Output every line of the material exactly, omitting images.

^^^^^^^^

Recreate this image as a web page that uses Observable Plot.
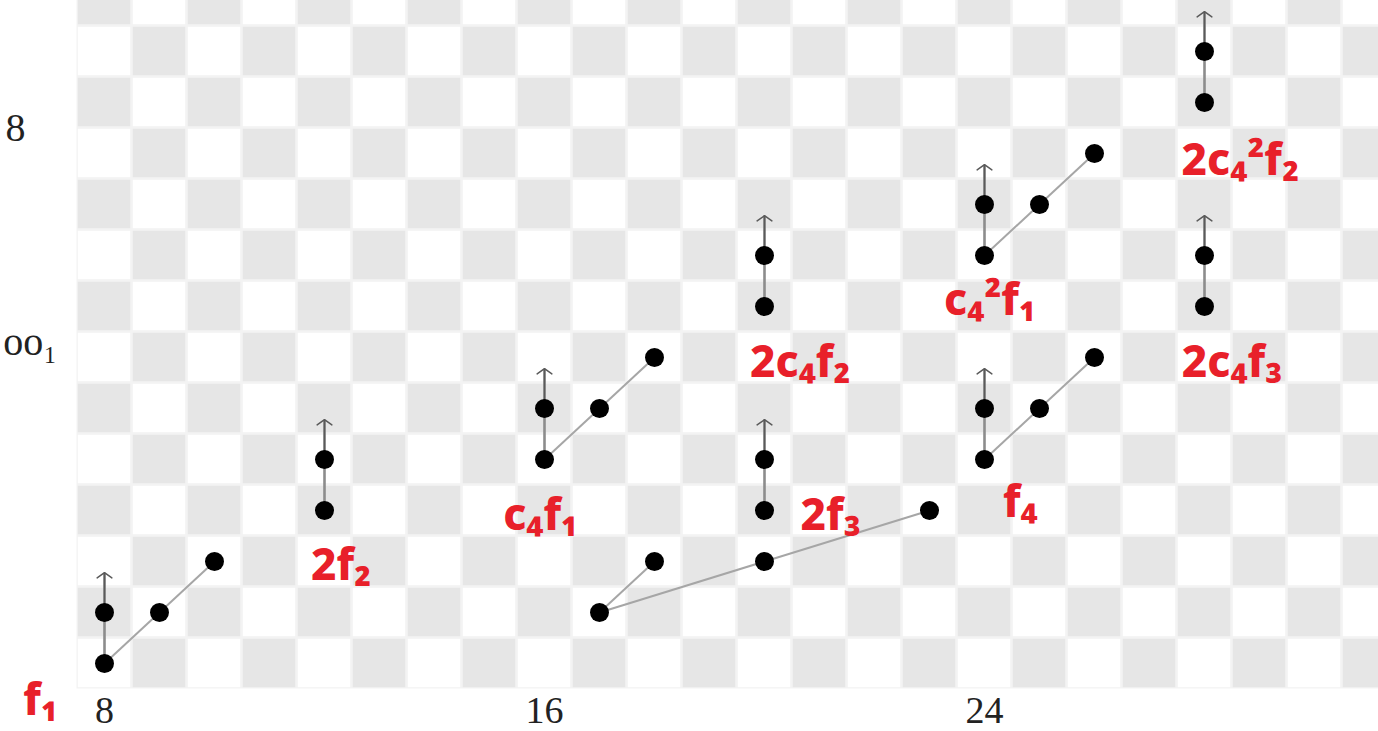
<!DOCTYPE html>
<html>
<head>
<meta charset="utf-8">
<script src="https://cdn.jsdelivr.net/npm/d3@7"></script>
<script src="https://cdn.jsdelivr.net/npm/@observablehq/plot@0.6"></script>
<style>
  html, body { margin: 0; padding: 0; background: #fff; overflow: hidden; }
</style>
</head>
<body>
<div id="chart"></div>
<script>
// Classes of the chart: [stem, filtration]
const classes = [
  [8, 0], [8, 1], [9, 1], [10, 2],
  [12, 3], [12, 4],
  [16, 4], [16, 5], [17, 5], [18, 6],
  [17, 1], [18, 2], [20, 2], [23, 3],
  [20, 3], [20, 4],
  [20, 7], [20, 8],
  [24, 4], [24, 5], [25, 5], [26, 6],
  [24, 8], [24, 9], [25, 9], [26, 10],
  [28, 7], [28, 8],
  [28, 11], [28, 12]
];

// Vertical (h0) multiplications: [stem1, filt1, stem2, filt2]
const h0Lines = [
  [8, 0, 8, 1], [12, 3, 12, 4], [16, 4, 16, 5], [20, 3, 20, 4], [20, 7, 20, 8],
  [24, 4, 24, 5], [24, 8, 24, 9], [28, 7, 28, 8], [28, 11, 28, 12]
];

// Diagonal (h1) multiplications
const h1Lines = [
  [8, 0, 9, 1], [9, 1, 10, 2],
  [16, 4, 17, 5], [17, 5, 18, 6],
  [17, 1, 18, 2],
  [24, 4, 25, 5], [25, 5, 26, 6],
  [24, 8, 25, 9], [25, 9, 26, 10]
];

// Long (h2) multiplications
const h2Lines = [
  [17, 1, 20, 2], [20, 2, 23, 3]
];

// Tops of infinite h0-towers
const towers = [
  [8, 1], [12, 4], [16, 5], [20, 4], [20, 8], [24, 5], [24, 9], [28, 8], [28, 12]
];
const towerLength = 0.78;

// Generator names: [stem, filtration, name]
const names = [
  [6.84, -0.73, "f₁"],
  [12.3, 1.92, "2f₂"],
  [15.93, 2.9, "c₄f₁"],
  [20.65, 5.9, "2c₄f₂"],
  [21.2, 2.9, "2f₃"],
  [24.65, 3.15, "f₄"],
  [24.1, 7.1, "c₄²f₁"],
  [28.5, 5.9, "2c₄f₃"],
  [28.65, 9.85, "2c₄²f₂"]
];

// Stem tick labels
const stemTicks = [8, 16, 24];

// Row labels along the left edge: [stem, filtration, label, style, size]
const rowLabels = [
  [6.2, 10.5, "8", "normal", 40],
  [6.16, 6.3, "oo₁", "italic", 40]
];

// Checkerboard cells behind the chart
const stems = d3.range(8, 32);
const rows = d3.range(0, 14);
const cells = stems.flatMap(s => rows.map(r => ({s, r, dark: (s + r) % 2 === 1})));
const board = [{x1: d3.min(stems) - 0.5, x2: d3.max(stems) + 0.5, y1: d3.min(rows) - 0.5, y2: d3.max(rows) + 0.5}];

const seg = a => ({x1: a[0], y1: a[1], x2: a[2], y2: a[3]});

const plot = Plot.plot({
  width: 1378,
  height: 731,
  margin: 0,
  x: {domain: [8, 28], range: [104, 1204], axis: null},
  y: {domain: [0, 12], range: [663, 51], axis: null},
  style: {background: "#fff", overflow: "hidden"},
  marks: [
    Plot.rect(board, {x1: "x1", x2: "x2", y1: "y1", y2: "y2", fill: "#f3f3f3"}),
    Plot.rect(cells, {
      x1: d => d.s - 0.5, x2: d => d.s + 0.5,
      y1: d => d.r - 0.5, y2: d => d.r + 0.5,
      fill: d => d.dark ? "#e6e6e6" : "#ffffff",
      inset: 1.3
    }),
    Plot.link(h2Lines.map(seg), {x1: "x1", y1: "y1", x2: "x2", y2: "y2", stroke: "#a6a6a6", strokeWidth: 2}),
    Plot.link(h1Lines.map(seg), {x1: "x1", y1: "y1", x2: "x2", y2: "y2", stroke: "#a6a6a6", strokeWidth: 2}),
    Plot.link(h0Lines.map(seg), {x1: "x1", y1: "y1", x2: "x2", y2: "y2", stroke: "#8c8c8c", strokeWidth: 2.6}),
    Plot.link(towers, {x1: d => d[0], y1: d => d[1], x2: d => d[0], y2: d => d[1] + towerLength, stroke: "#8c8c8c", strokeWidth: 2.6}),
    Plot.arrow(towers, {
      x1: d => d[0], y1: d => d[1], x2: d => d[0], y2: d => d[1] + towerLength,
      stroke: "#5a5a5a", strokeWidth: 1.5, headLength: 9, headAngle: 110, insetEnd: 0, insetStart: 0
    }),
    Plot.dot(classes, {x: d => d[0], y: d => d[1], r: 9.5, fill: "#000"}),
    Plot.text(stemTicks, {
      x: d => d, y: () => -0.92, text: d => String(d),
      fontFamily: "Liberation Serif, DejaVu Serif, serif", fontSize: 38, fill: "#222"
    }),
    Plot.text(rowLabels, {
      x: d => d[0], y: d => d[1], text: d => d[2], textAnchor: "start",
      fontFamily: "Liberation Serif, DejaVu Serif, serif", fill: "#222",
      fontStyle: d => d[3], fontSize: d => d[4]
    }),
    Plot.text(names, {
      x: d => d[0], y: d => d[1], text: d => d[2],
      fill: "#e8202a", fontSize: 44, fontWeight: 800,
      fontFamily: "Noto Sans, Lato, sans-serif",
      ariaLabel: "names"
    })
  ]
});

// Handwritten-style spacing for the red generator names
d3.select(plot).selectAll('g[aria-label="names"] text').style("letter-spacing", "4px");

document.getElementById("chart").appendChild(plot);
</script>
</body>
</html>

^^^^^^^^

» Response for this exercise:
Recreate this image as a web page that uses Observable Plot.
<!DOCTYPE html>
<html>
<head>
<meta charset="utf-8">
<script src="https://cdn.jsdelivr.net/npm/d3@7"></script>
<script src="https://cdn.jsdelivr.net/npm/@observablehq/plot@0.6"></script>
<style>
  html, body { margin: 0; padding: 0; background: #fff; overflow: hidden; }
</style>
</head>
<body>
<div id="chart"></div>
<script>
// Classes of the chart: [stem, filtration]
const classes = [
  [8, 0], [8, 1], [9, 1], [10, 2],
  [12, 3], [12, 4],
  [16, 4], [16, 5], [17, 5], [18, 6],
  [17, 1], [18, 2], [20, 2], [23, 3],
  [20, 3], [20, 4],
  [20, 7], [20, 8],
  [24, 4], [24, 5], [25, 5], [26, 6],
  [24, 8], [24, 9], [25, 9], [26, 10],
  [28, 7], [28, 8],
  [28, 11], [28, 12]
];

// Vertical (h0) multiplications: [stem1, filt1, stem2, filt2]
const h0Lines = [
  [8, 0, 8, 1], [12, 3, 12, 4], [16, 4, 16, 5], [20, 3, 20, 4], [20, 7, 20, 8],
  [24, 4, 24, 5], [24, 8, 24, 9], [28, 7, 28, 8], [28, 11, 28, 12]
];

// Diagonal (h1) multiplications
const h1Lines = [
  [8, 0, 9, 1], [9, 1, 10, 2],
  [16, 4, 17, 5], [17, 5, 18, 6],
  [17, 1, 18, 2],
  [24, 4, 25, 5], [25, 5, 26, 6],
  [24, 8, 25, 9], [25, 9, 26, 10]
];

// Long (h2) multiplications
const h2Lines = [
  [17, 1, 20, 2], [20, 2, 23, 3]
];

// Tops of infinite h0-towers
const towers = [
  [8, 1], [12, 4], [16, 5], [20, 4], [20, 8], [24, 5], [24, 9], [28, 8], [28, 12]
];
const towerLength = 0.78;

// Generator names: [stem, filtration, name]
const names = [
  [6.84, -0.73, "f₁"],
  [12.3, 1.92, "2f₂"],
  [15.93, 2.9, "c₄f₁"],
  [20.65, 5.9, "2c₄f₂"],
  [21.2, 2.9, "2f₃"],
  [24.65, 3.15, "f₄"],
  [24.1, 7.1, "c₄²f₁"],
  [28.5, 5.9, "2c₄f₃"],
  [28.65, 9.85, "2c₄²f₂"]
];

// Stem tick labels
const stemTicks = [8, 16, 24];

// Row labels along the left edge: [stem, filtration, label, style, size]
const rowLabels = [
  [6.2, 10.5, "8", "normal", 40],
  [6.16, 6.3, "oo₁", "italic", 40]
];

// Checkerboard cells behind the chart
const stems = d3.range(8, 32);
const rows = d3.range(0, 14);
const cells = stems.flatMap(s => rows.map(r => ({s, r, dark: (s + r) % 2 === 1})));
const board = [{x1: d3.min(stems) - 0.5, x2: d3.max(stems) + 0.5, y1: d3.min(rows) - 0.5, y2: d3.max(rows) + 0.5}];

const seg = a => ({x1: a[0], y1: a[1], x2: a[2], y2: a[3]});

const plot = Plot.plot({
  width: 1378,
  height: 731,
  margin: 0,
  x: {domain: [8, 28], range: [104, 1204], axis: null},
  y: {domain: [0, 12], range: [663, 51], axis: null},
  style: {background: "#fff", overflow: "hidden"},
  marks: [
    Plot.rect(board, {x1: "x1", x2: "x2", y1: "y1", y2: "y2", fill: "#f3f3f3"}),
    Plot.rect(cells, {
      x1: d => d.s - 0.5, x2: d => d.s + 0.5,
      y1: d => d.r - 0.5, y2: d => d.r + 0.5,
      fill: d => d.dark ? "#e6e6e6" : "#ffffff",
      inset: 1.3
    }),
    Plot.link(h2Lines.map(seg), {x1: "x1", y1: "y1", x2: "x2", y2: "y2", stroke: "#a6a6a6", strokeWidth: 2}),
    Plot.link(h1Lines.map(seg), {x1: "x1", y1: "y1", x2: "x2", y2: "y2", stroke: "#a6a6a6", strokeWidth: 2}),
    Plot.link(h0Lines.map(seg), {x1: "x1", y1: "y1", x2: "x2", y2: "y2", stroke: "#8c8c8c", strokeWidth: 2.6}),
    Plot.link(towers, {x1: d => d[0], y1: d => d[1], x2: d => d[0], y2: d => d[1] + towerLength, stroke: "#8c8c8c", strokeWidth: 2.6}),
    Plot.arrow(towers, {
      x1: d => d[0], y1: d => d[1], x2: d => d[0], y2: d => d[1] + towerLength,
      stroke: "#5a5a5a", strokeWidth: 1.5, headLength: 9, headAngle: 110, insetEnd: 0, insetStart: 0
    }),
    Plot.dot(classes, {x: d => d[0], y: d => d[1], r: 9.5, fill: "#000"}),
    Plot.text(stemTicks, {
      x: d => d, y: () => -0.92, text: d => String(d),
      fontFamily: "Liberation Serif, DejaVu Serif, serif", fontSize: 38, fill: "#222"
    }),
    Plot.text(rowLabels, {
      x: d => d[0], y: d => d[1], text: d => d[2], textAnchor: "start",
      fontFamily: "Liberation Serif, DejaVu Serif, serif", fill: "#222",
      fontStyle: d => d[3], fontSize: d => d[4]
    }),
    Plot.text(names, {
      x: d => d[0], y: d => d[1], text: d => d[2],
      fill: "#e8202a", fontSize: 44, fontWeight: 800,
      fontFamily: "Noto Sans, Lato, sans-serif",
      ariaLabel: "names"
    })
  ]
});

// Handwritten-style spacing for the red generator names
d3.select(plot).selectAll('g[aria-label="names"] text').style("letter-spacing", "4px");

document.getElementById("chart").appendChild(plot);
</script>
</body>
</html>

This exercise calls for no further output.